▸ **PROBLEM TO WORK ON**
Produce an exact copy of all the data below, dropping every image.

▸ **COLLECTED DATA**

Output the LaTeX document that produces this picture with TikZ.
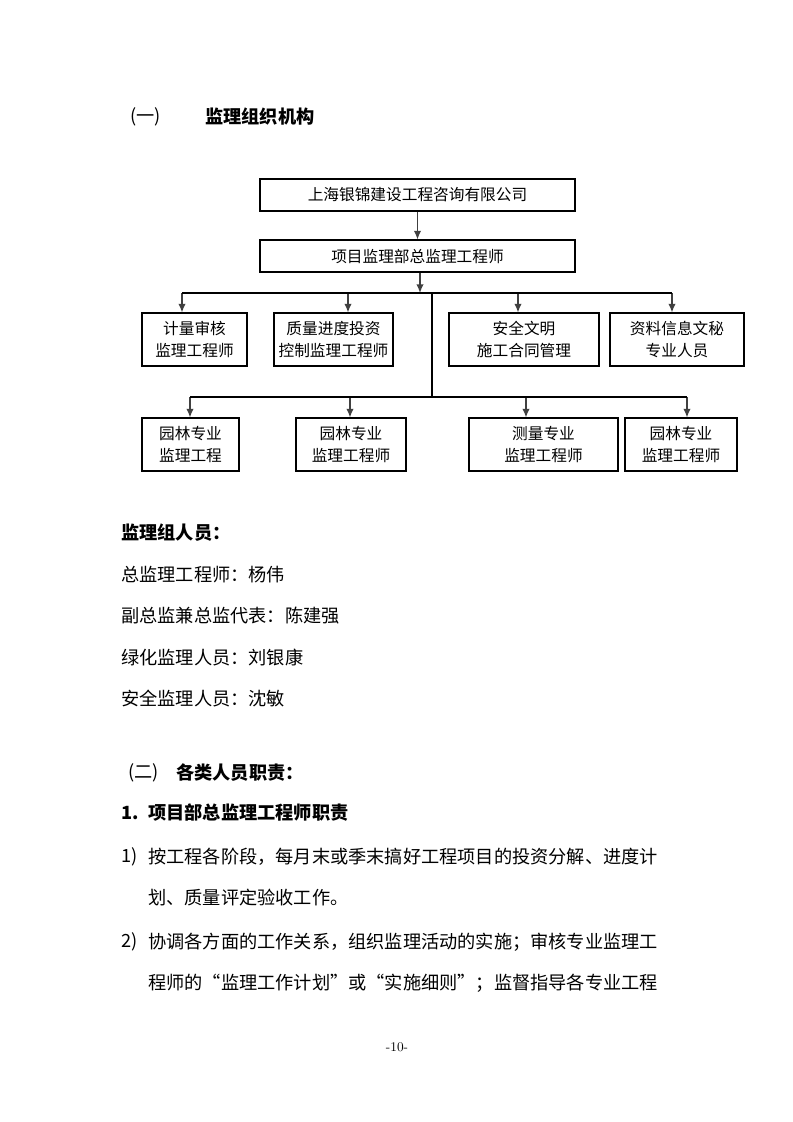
\documentclass[tikz,border=0pt]{standalone}
\usepackage{fontspec}
\newfontfamily\cjk{Noto Sans CJK SC}
\usepackage{tikz}
\usetikzlibrary{calc}
\usetikzlibrary{arrows.meta}

\tikzset{
  kasten/.style={draw, line width=0.8pt, inner sep=0pt, align=center, font=\cjk\fontsize{11.8}{16.5}\selectfont},
  groesse/.style 2 args={minimum width=#1*0.2646mm, minimum height=#2*0.2646mm},
  pfeil/.style={draw=black!75, line width=1.1pt, -{Latex[length=2.3mm,width=2mm]}},
  linie/.style={line width=0.8pt},
  zeile/.style={anchor=west, inner sep=0pt, font=\cjk\fontsize{13.7}{16}\selectfont},
}

\begin{document}
\begin{tikzpicture}[x=0.2646mm,y=-0.2646mm]
\useasboundingbox (0,0) rectangle (793,1122);									% Seite

\node[zeile] (nr1) at (130,117) {(一)};
\node[zeile] (tit1) at (205,117) {\bfseries 监理组织机构};							% Ueberschrift 1

\node[kasten, groesse={315}{32}] (firma) at (417.5,195) {上海银锦建设工程咨询有限公司};
\node[kasten, groesse={315}{32}] (zongjian) at (417.5,256) {项目监理部总监理工程师};

\node[kasten, groesse={105}{53}] (jiliang) at (194.5,339.5) {计量审核\\监理工程师};		% Reihe 1
\node[kasten, groesse={119}{53}] (zhiliang) at (333.5,339.5) {质量进度投资\\控制监理工程师};
\node[kasten, groesse={150}{53}] (anquan) at (524,339.5) {安全文明\\施工合同管理};
\node[kasten, groesse={134}{53}] (ziliao) at (677,339.5) {资料信息文秘\\专业人员};

\node[kasten, groesse={97}{53}] (yuanlin1) at (190.5,444.5) {园林专业\\监理工程};		% Reihe 2
\node[kasten, groesse={110}{53}] (yuanlin2) at (351,444.5) {园林专业\\监理工程师};
\node[kasten, groesse={149}{53}] (celiang) at (543.5,444.5) {测量专业\\监理工程师};
\node[kasten, groesse={112}{53}] (yuanlin3) at (681,444.5) {园林专业\\监理工程师};

\draw[pfeil] (firma) -- (zongjian);
\coordinate (s1) at (420,293);													% Schiene 1
\draw[pfeil] (zongjian.south -| s1) -- (s1);
\foreach \x/\ziel in {182/jiliang, 348/zhiliang, 518/anquan, 672/ziliao}
  {\coordinate (a-\ziel) at (\x,293);
   \draw[pfeil] (a-\ziel) -- (a-\ziel |- \ziel.north);}
\draw[linie] (a-jiliang) -- (a-ziliao);

\coordinate (t1) at (432,293);
\coordinate (t2) at (432,397);
\draw[linie] (t1) -- (t2);														% Stamm nach unten
\foreach \x/\ziel in {190/yuanlin1, 350/yuanlin2, 526/celiang, 687/yuanlin3}
  {\coordinate (a-\ziel) at (\x,397);
   \draw[pfeil] (a-\ziel) -- (a-\ziel |- \ziel.north);}
\draw[linie] (a-yuanlin1) -- (a-yuanlin3);										% Schiene 2

\node[zeile] (renyuan) at (121,533) {\bfseries 监理组人员：};
\node[zeile] (p1) at (121,575) {总监理工程师：杨伟};
\node[zeile] (p2) at (121,616) {副总监兼总监代表：陈建强};
\node[zeile] (p3) at (121,658) {绿化监理人员：刘银康};
\node[zeile] (p4) at (121,699) {安全监理人员：沈敏};

\node[zeile] (tit2) at (128,773) {(二)};											% Ueberschrift 2
\node[zeile] (tit2t) at (176,773) {\bfseries 各类人员职责：};
\node[zeile] (n1) at (121,813) {\bfseries 1.};
\node[zeile] (n1t) at (148,813) {\bfseries 项目部总监理工程师职责};
\node[zeile] (i1) at (121,857) {1)};
\node[zeile] (i1a) at (148,857) {按工程各阶段，每月末或季末搞好工程项目的投资分解、进度计};
\node[zeile] (i1b) at (148,898) {划、质量评定验收工作。};
\node[zeile] (i2) at (121,942) {2)};
\node[zeile] (i2a) at (148,942) {协调各方面的工作关系，组织监理活动的实施；审核专业监理工};
\node[zeile] (i2b) at (148,983) {程师的“监理工作计划”或“实施细则”；监督指导各专业工程};

\node[font=\fontsize{10}{11}\selectfont] (seite) at (397,1047) {-10-};				% Seitenzahl
\end{tikzpicture}
\end{document}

▸ **TASK SOLUTION**
Output the LaTeX document that produces this picture with TikZ.
\documentclass[tikz,border=0pt]{standalone}
\usepackage{fontspec}
\newfontfamily\cjk{Noto Sans CJK SC}
\usepackage{tikz}
\usetikzlibrary{calc}
\usetikzlibrary{arrows.meta}

\tikzset{
  kasten/.style={draw, line width=0.8pt, inner sep=0pt, align=center, font=\cjk\fontsize{11.8}{16.5}\selectfont},
  groesse/.style 2 args={minimum width=#1*0.2646mm, minimum height=#2*0.2646mm},
  pfeil/.style={draw=black!75, line width=1.1pt, -{Latex[length=2.3mm,width=2mm]}},
  linie/.style={line width=0.8pt},
  zeile/.style={anchor=west, inner sep=0pt, font=\cjk\fontsize{13.7}{16}\selectfont},
}

\begin{document}
\begin{tikzpicture}[x=0.2646mm,y=-0.2646mm]
\useasboundingbox (0,0) rectangle (793,1122);									% Seite

\node[zeile] (nr1) at (130,117) {(一)};
\node[zeile] (tit1) at (205,117) {\bfseries 监理组织机构};							% Ueberschrift 1

\node[kasten, groesse={315}{32}] (firma) at (417.5,195) {上海银锦建设工程咨询有限公司};
\node[kasten, groesse={315}{32}] (zongjian) at (417.5,256) {项目监理部总监理工程师};

\node[kasten, groesse={105}{53}] (jiliang) at (194.5,339.5) {计量审核\\监理工程师};		% Reihe 1
\node[kasten, groesse={119}{53}] (zhiliang) at (333.5,339.5) {质量进度投资\\控制监理工程师};
\node[kasten, groesse={150}{53}] (anquan) at (524,339.5) {安全文明\\施工合同管理};
\node[kasten, groesse={134}{53}] (ziliao) at (677,339.5) {资料信息文秘\\专业人员};

\node[kasten, groesse={97}{53}] (yuanlin1) at (190.5,444.5) {园林专业\\监理工程};		% Reihe 2
\node[kasten, groesse={110}{53}] (yuanlin2) at (351,444.5) {园林专业\\监理工程师};
\node[kasten, groesse={149}{53}] (celiang) at (543.5,444.5) {测量专业\\监理工程师};
\node[kasten, groesse={112}{53}] (yuanlin3) at (681,444.5) {园林专业\\监理工程师};

\draw[pfeil] (firma) -- (zongjian);
\coordinate (s1) at (420,293);													% Schiene 1
\draw[pfeil] (zongjian.south -| s1) -- (s1);
\foreach \x/\ziel in {182/jiliang, 348/zhiliang, 518/anquan, 672/ziliao}
  {\coordinate (a-\ziel) at (\x,293);
   \draw[pfeil] (a-\ziel) -- (a-\ziel |- \ziel.north);}
\draw[linie] (a-jiliang) -- (a-ziliao);

\coordinate (t1) at (432,293);
\coordinate (t2) at (432,397);
\draw[linie] (t1) -- (t2);														% Stamm nach unten
\foreach \x/\ziel in {190/yuanlin1, 350/yuanlin2, 526/celiang, 687/yuanlin3}
  {\coordinate (a-\ziel) at (\x,397);
   \draw[pfeil] (a-\ziel) -- (a-\ziel |- \ziel.north);}
\draw[linie] (a-yuanlin1) -- (a-yuanlin3);										% Schiene 2

\node[zeile] (renyuan) at (121,533) {\bfseries 监理组人员：};
\node[zeile] (p1) at (121,575) {总监理工程师：杨伟};
\node[zeile] (p2) at (121,616) {副总监兼总监代表：陈建强};
\node[zeile] (p3) at (121,658) {绿化监理人员：刘银康};
\node[zeile] (p4) at (121,699) {安全监理人员：沈敏};

\node[zeile] (tit2) at (128,773) {(二)};											% Ueberschrift 2
\node[zeile] (tit2t) at (176,773) {\bfseries 各类人员职责：};
\node[zeile] (n1) at (121,813) {\bfseries 1.};
\node[zeile] (n1t) at (148,813) {\bfseries 项目部总监理工程师职责};
\node[zeile] (i1) at (121,857) {1)};
\node[zeile] (i1a) at (148,857) {按工程各阶段，每月末或季末搞好工程项目的投资分解、进度计};
\node[zeile] (i1b) at (148,898) {划、质量评定验收工作。};
\node[zeile] (i2) at (121,942) {2)};
\node[zeile] (i2a) at (148,942) {协调各方面的工作关系，组织监理活动的实施；审核专业监理工};
\node[zeile] (i2b) at (148,983) {程师的“监理工作计划”或“实施细则”；监督指导各专业工程};

\node[font=\fontsize{10}{11}\selectfont] (seite) at (397,1047) {-10-};				% Seitenzahl
\end{tikzpicture}
\end{document}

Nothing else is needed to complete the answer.